Voor het primair en voortzet onderwijs kunnen de kerndoelen en eindtermen gebruikt worden om einddoelen voor leerlijnen te formuleren. Door de kerndoelen en eindtermen als uitgangspunt te gebruiken voor het formuleren van einddoelen en tussendoelen kan ook samenhang en continuïteit worden nagestreefd. De uitwerkingen voor primair onderwijs in TULE geven een aanzet hoe kerndoelen kunnen worden vertaald naar tussendoelen en leerlijnen.
Functies
De functie van een leerlijn kan per context verschillen. De context in de vorm van school of onderwijsinstelling is bepalend bij de toepassing van leerlijnen door verschillen in bijvoorbeeld visie, doelgroep en leeractiviteiten. Tabel 3 geeft de verschillende toepassingsmogelijkheden van leerlijnen weer in functies.

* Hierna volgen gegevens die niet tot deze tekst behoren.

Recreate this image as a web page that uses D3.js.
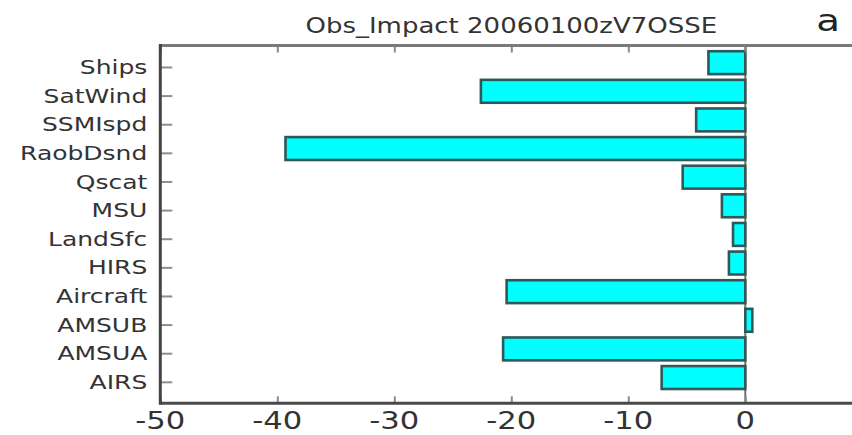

Tabel 3 Functies van leerlijnen
Functie |
Omschrijving |
Samenhang |
Een leerlijn kan onderwerpen thematisch ordenen, om onderdelen van vakken te integreren en horizontale samenhang tussen vakken te stimuleren. |
Continuïteit |
Een leerlijn kan over verschillende leerjaren en tussen sectoren heen verticale samenhang ondersteunen. Ook: aansluiten op internationale referentiekaders. |
Organisatorisch |
Een leerlijn kan op basis van roostertechnische kaders leerlijnen organiseren om onderwerpen aan te laten sluiten bij stages of externe projecten. |
Niveaudifferentiatie |
Een leerlijn kan differentiëren in niveau van de leerling, alternatieven voor hoogbegaafden, individuele leerlijnen voor moeilijk lerenden. Op basis van leerling-profielen leerlijnen inrichten om aan te sluiten bij het niveau en interesses van leerlingen. |
Studieloopbaanbegeleiding |
Een leerlijn kan een studieloopbaan en de vorderingen van de leerling ondersteunen, op basis van bijvoorbeeld een persoonlijk ontwikkelingsplan. |
Onderwijsbenadering |
Een leerlijn kan gebaseerd zijn op een specifieke didactiek. |
Arrangeren |
Een leerlijn kan structuur bieden om arrangementen te maken. |
In veel gevallen worden meerdere functies gecombineerd binnen een leerlijn. Zo komt continuïteit en samenhang in veel leerlijnen voor als nadrukkelijk uitgangspunt.